Question

Find the area of the region bounded by the functions f(x) = x4 and g(x) =sq root IxI . (2 points)

7/15
14/15
28/15
None of these

Answer 1

I won't do your problem, but I will do a similar one.
\(\color{#b0000b}{ \displaystyle \small \bf\text{----------------------------------------------------------------} }\)
Find the area of the region bounded by \(\color{#000000}{ f(x)=\displaystyle x^2 }\)
and \(\color{#000000}{ \displaystyle g(x)=\sqrt{x~} }\).
\(\color{#b0000b}{ \displaystyle \small \bf\text{----------------------------------------------------------------} }\)
At first, the sketch of the region (shaded in black).
` https://www.desmos.com/calculator/rrfdhupsgh `
(copy paste this link to a new tab, and look at it)

You will see that your region starts from \(\color{#000000}{ x=0 }\)
and ends at \(\color{#000000}{ x=1 }\), and from there you know the
limits of integration.

Note, that if you were to just write
\(\color{#000000}{ \displaystyle\int\limits_0^1\sqrt{{\tiny~}x{\tiny~}}{\tiny~}dx }\)
then you are finding the following area:
` https://www.desmos.com/calculator/r2yztbqshj `
and that clearly exceeds the bounded region!

What if you tried to write
\(\color{#000000}{ \displaystyle\int\limits_0^1x^2{\tiny~}dx }\)
then you are finding the following area:
` https://www.desmos.com/calculator/zl97xehgig `
and that is just the area between the region
and the x-axis.

If you look at the graphs tho, you will not that
you can find the area of your region \(\Omega\), by
subtracting these two areas:
\(\color{#000000}{ \displaystyle\Omega=\left(\int\limits_0^1\sqrt{{\tiny~}x{\tiny~}}{\tiny~}dx\right)-\left(\int\limits_0^1x^2{\tiny~}dx\right) }\)
Look carefully at the graph below and make sure
you understand this observation:
` https://www.desmos.com/calculator/jubjyhaijj `

Now, after conceptualizing everything, we can
proceed to doing the math.
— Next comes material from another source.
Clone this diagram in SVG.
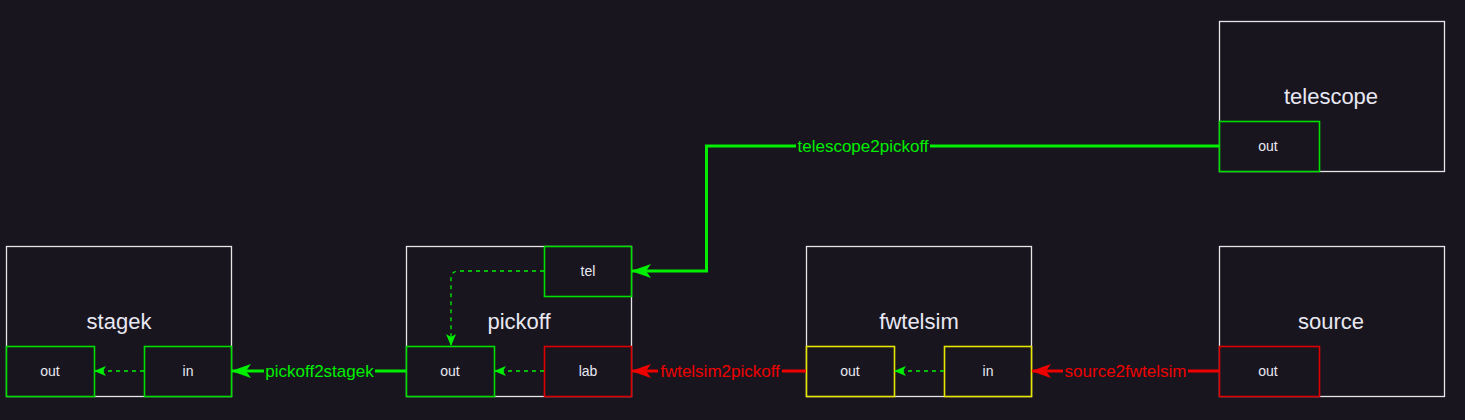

The integrals (like
limits and derivatives) are linear (if they have
the same limits of integration), and that implies,
\(\color{#000000}{ \displaystyle\Omega=\int\limits_0^1\left(\sqrt{{\tiny~}x{\tiny~}}-x^2\right) {\tiny~}dx }\)

So, this is the integral you need to setup.
Now, we can apply the power rule term-by-term
and plug in the limits of integration.

\(\color{#000000}{ \displaystyle\Omega=\int\limits_0^1\left.\left(x^{1/2}-x^2\right) {\tiny~}dx=\left(\frac{2}{3}x^{3/2}-\frac{1}{3}x^3\right)\right|_{x=0}^{x=1} }\)

At \(x=0\) this is obviously 0, so we can write,
\(\color{#000000}{ \displaystyle\Omega=\left.\left(\frac{2}{3}x^{3/2}-\frac{1}{3}x^3\right)\right|^{x=1} =\frac{2}{3}-\frac{1}{3}=\color{red}{\frac{1}{3}} }\)